Translation’s more than just words…


Language has come a long way from the pictographs of 5000 years ago (above), with the development of grammar an integral part. You wouldn’t think much of reading a piece of text littered with grammatical errors, as much as you wouldn’t were it soiled with spelling mistakes, right?

I read somewhere that, back at the turn of the last century, some Bolshevik print workers from St Petersburg refused to carry on with their jobs unless they were paid, not only for each letter they printed, but each punctuation mark, which seems fair…(note to self: do not let a translator hear that, we’ll have all manner of trade unionists on our backs: those printers arguably precipitated the first Russian Revolution!)
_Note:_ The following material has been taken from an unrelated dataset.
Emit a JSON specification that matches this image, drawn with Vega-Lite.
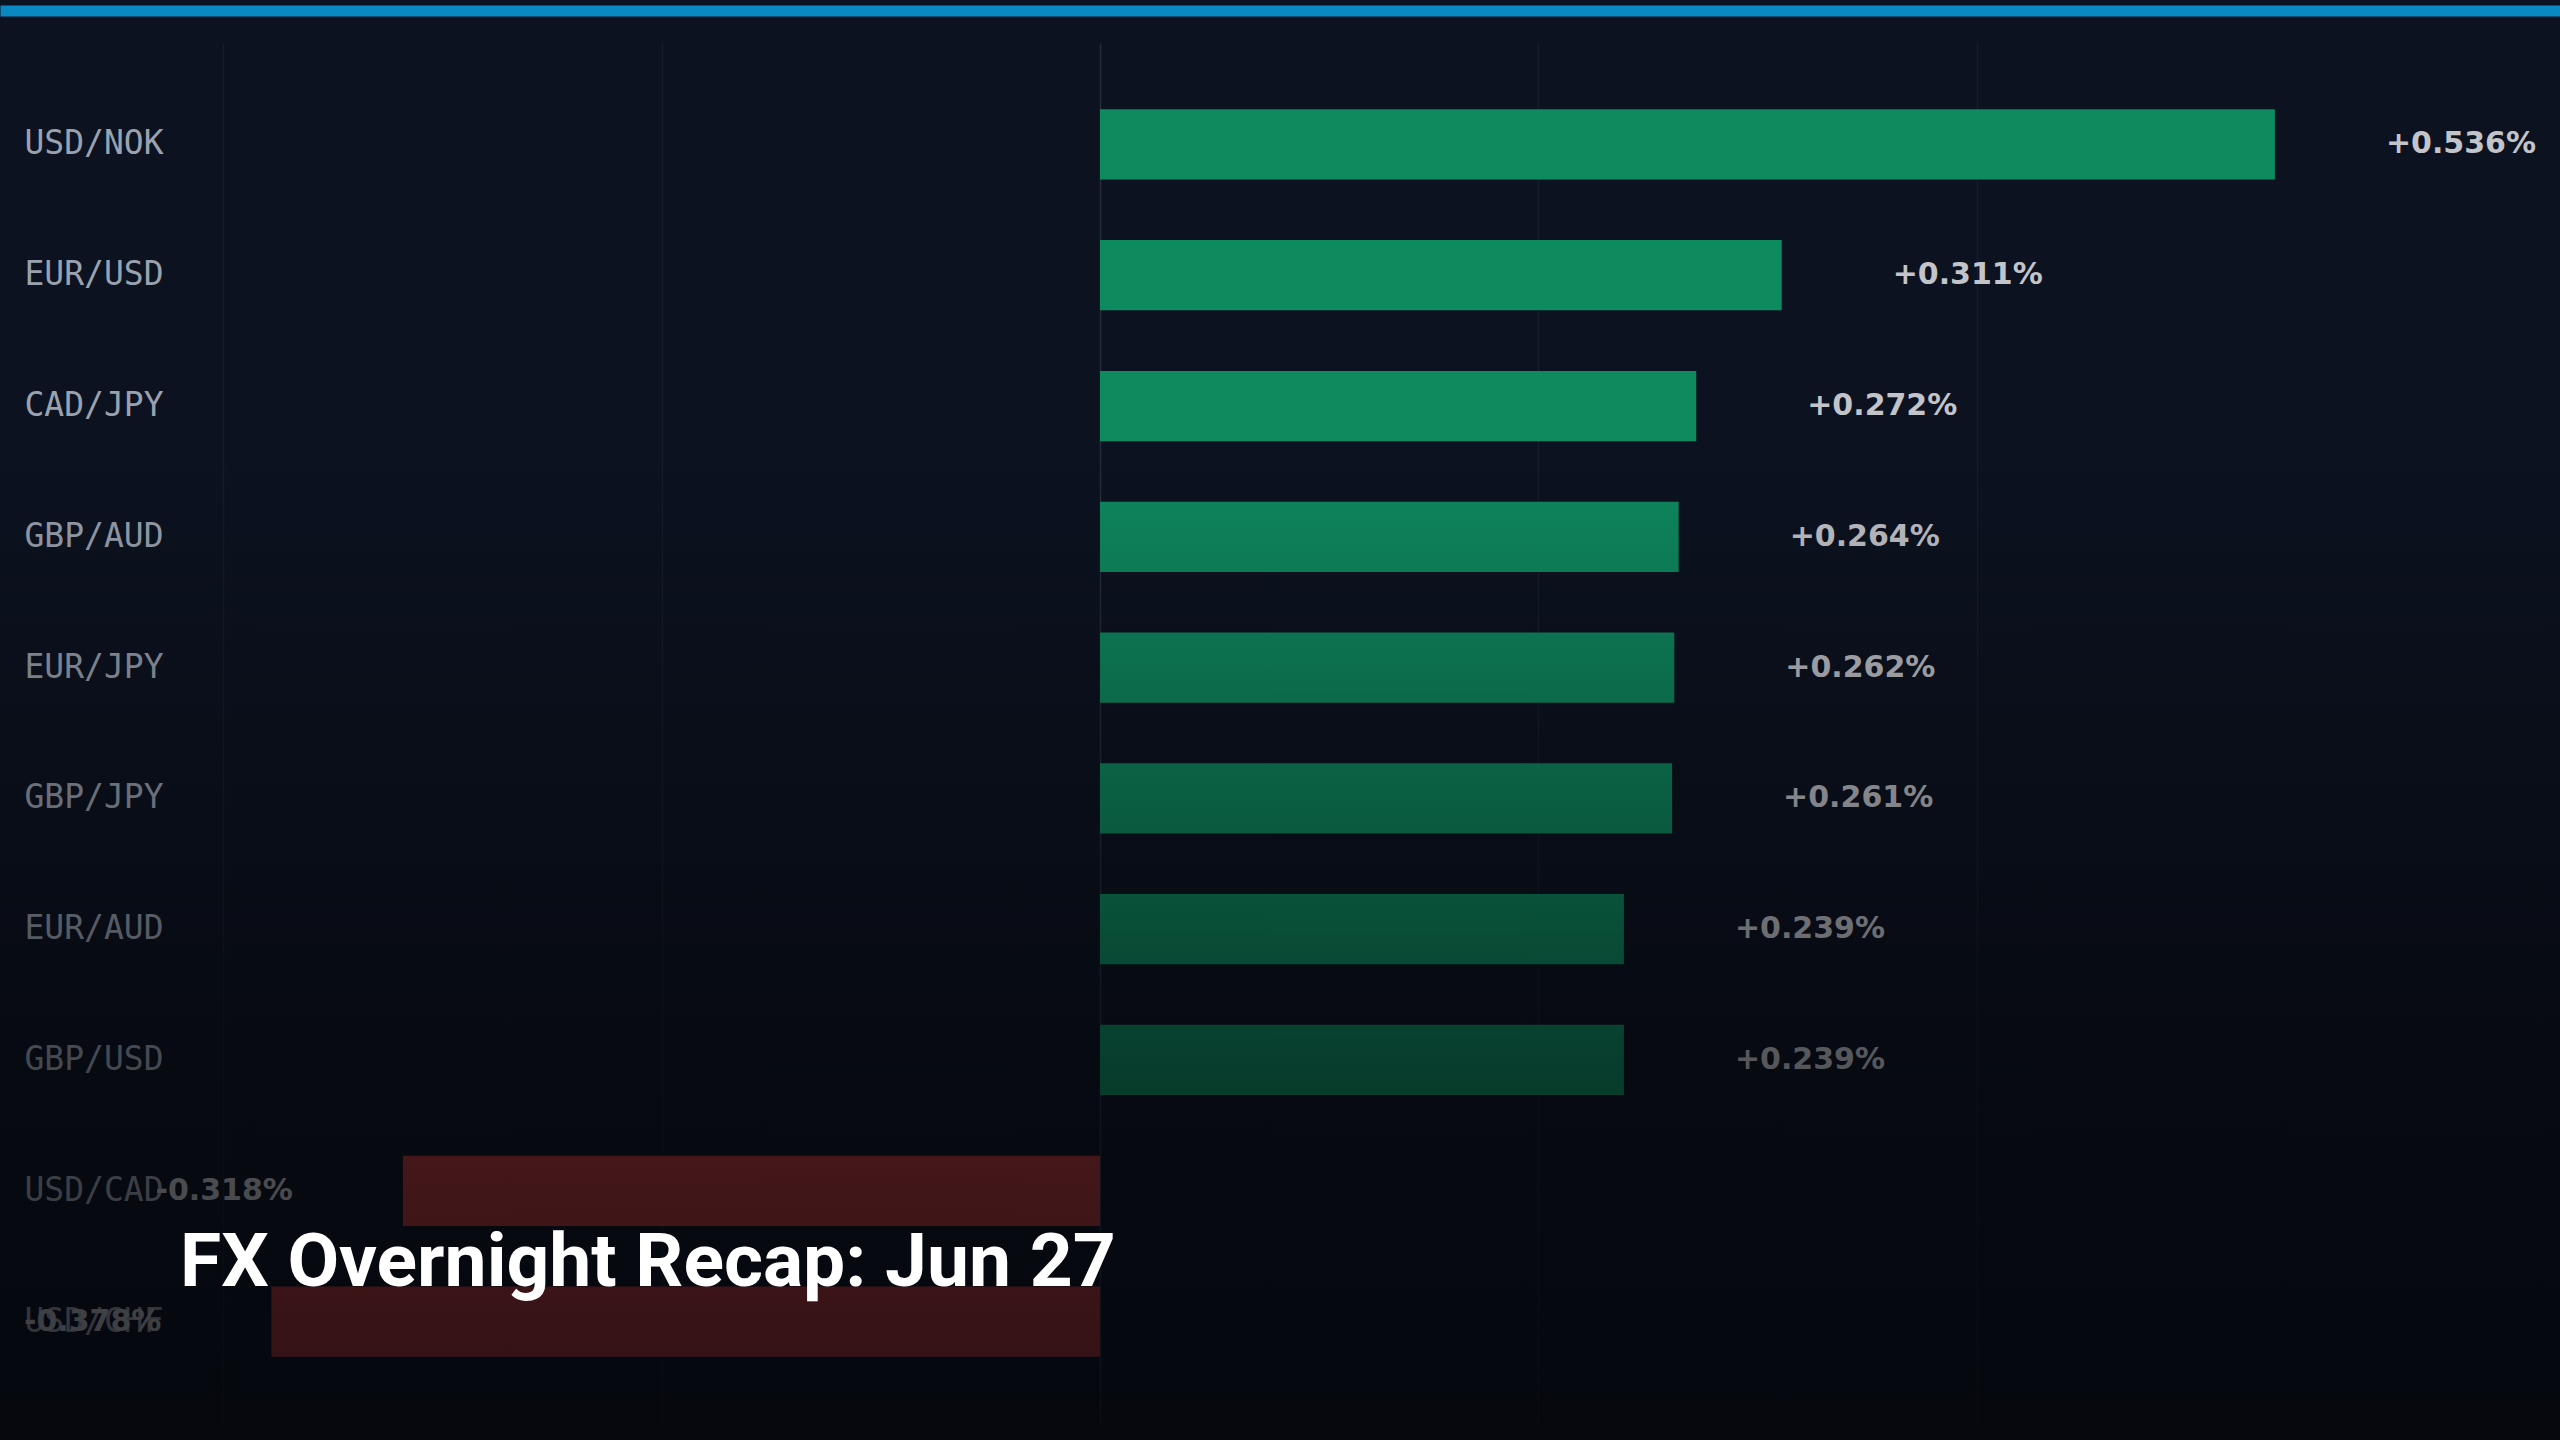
{
  "$schema": "https://vega.github.io/schema/vega-lite/v6.json",
  "width": 2560,
  "height": 1429.5,
  "padding": {"left": 0, "right": 0, "top": 10.5, "bottom": 0},
  "autosize": {"type": "none"},
  "background": "#0c1220",
  "config": {"view": {"stroke": null}},
  "title": {
    "text": "FX Overnight Recap: Jun 27",
    "orient": "top",
    "anchor": "start",
    "frame": "group",
    "offset": 0,
    "dx": 180,
    "dy": 1350,
    "baseline": "alphabetic",
    "font": "Roboto",
    "fontSize": 75,
    "fontWeight": 700,
    "color": "#ffffff"
  },
  "data": {
    "values": [
      {"pair": "USD/NOK", "change": 0.536, "label": "+0.536%"},
      {"pair": "EUR/USD", "change": 0.311, "label": "+0.311%"},
      {"pair": "CAD/JPY", "change": 0.272, "label": "+0.272%"},
      {"pair": "GBP/AUD", "change": 0.264, "label": "+0.264%"},
      {"pair": "EUR/JPY", "change": 0.262, "label": "+0.262%"},
      {"pair": "GBP/JPY", "change": 0.261, "label": "+0.261%"},
      {"pair": "EUR/AUD", "change": 0.239, "label": "+0.239%"},
      {"pair": "GBP/USD", "change": 0.239, "label": "+0.239%"},
      {"pair": "USD/CAD", "change": -0.318, "label": "-0.318%"},
      {"pair": "USD/CHF", "change": -0.378, "label": "-0.378%"}
    ]
  },
  "layer": [
    {
      "mark": {"type": "bar"},
      "encoding": {
        "y": {
          "field": "pair", "type": "nominal", "sort": null,
          "scale": {"range": [32.5, 1412.5], "paddingInner": 0.463, "paddingOuter": 0.507},
          "axis": {
            "orient": "left", "title": null, "ticks": false, "domain": false, "grid": false,
            "labelAlign": "left", "labelPadding": -24, "labelBaseline": "middle",
            "labelFont": "DejaVu Sans Mono", "labelFontSize": 33, "labelColor": "#9ba2af",
            "labelOverlap": false, "labelLimit": 400, "zindex": 0
          }
        },
        "x": {
          "field": "change", "type": "quantitative",
          "scale": {"domain": [-0.50182, 0.66606], "nice": false},
          "axis": {
            "orient": "top", "title": null, "labels": false, "ticks": false,
            "domain": true, "domainColor": "#0a88c2", "domainWidth": 11,
            "grid": true, "values": [-0.4, -0.2, 0, 0.2, 0.4],
            "gridColor": {"condition": {"test": "datum.value === 0", "value": "#242c3a"}, "value": "#151c2a"},
            "gridWidth": 1.5, "zindex": 0
          }
        },
        "color": {
          "condition": {"test": "datum.change < 0", "value": "#ad3538"},
          "value": "#0e8a5f"
        }
      }
    },
    {
      "transform": [{"filter": "datum.change >= 0"}],
      "mark": {"type": "text", "align": "left", "baseline": "middle", "dx": 111, "font": "DejaVu Sans", "fontWeight": "bold", "fontSize": 30, "color": "#c2c4ca"},
      "encoding": {
        "y": {"field": "pair", "type": "nominal", "sort": null},
        "x": {"field": "change", "type": "quantitative"},
        "text": {"field": "label"}
      }
    },
    {
      "transform": [{"filter": "datum.change < 0"}],
      "mark": {"type": "text", "align": "right", "baseline": "middle", "dx": -110, "font": "DejaVu Sans", "fontWeight": "bold", "fontSize": 30, "color": "#c2c4ca"},
      "encoding": {
        "y": {"field": "pair", "type": "nominal", "sort": null},
        "x": {"field": "change", "type": "quantitative"},
        "text": {"field": "label"}
      }
    },
    {
      "data": {"values": [{"shade": "fade"}]},
      "mark": {
        "type": "rect",
        "fill": {
          "gradient": "linear", "x1": 0, "y1": 0, "x2": 0, "y2": 1,
          "stops": [
            {"offset": 0, "color": "rgba(3,4,7,0)"},
            {"offset": 0.30, "color": "rgba(3,4,7,0)"},
            {"offset": 0.734, "color": "rgba(3,4,7,0.57)"},
            {"offset": 0.825, "color": "rgba(3,4,7,0.63)"},
            {"offset": 0.916, "color": "rgba(3,4,7,0.69)"},
            {"offset": 1, "color": "rgba(3,4,7,0.74)"}
          ]
        }
      },
      "encoding": {}
    }
  ]
}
My point is that, paid for or not, grammar is as important as anything else, which is why translations should not be edited by anyone other than a trained linguist, despite what your intuitions may tell you.

An example or two:

French colons (of the grammatical rather than physiological variety) require a space before, and after, them. The same goes for question and exclamation marks, and anything other than this could be considered of the same gravity as an incorrect spelling.

So, too, have clients mailed me demanding an explanation for all the << and ¿ (quite rightly) littering their French and Spanish translations.

The moral of the story is to have faith in translators, they do actually know what they’re on about. Most of the time.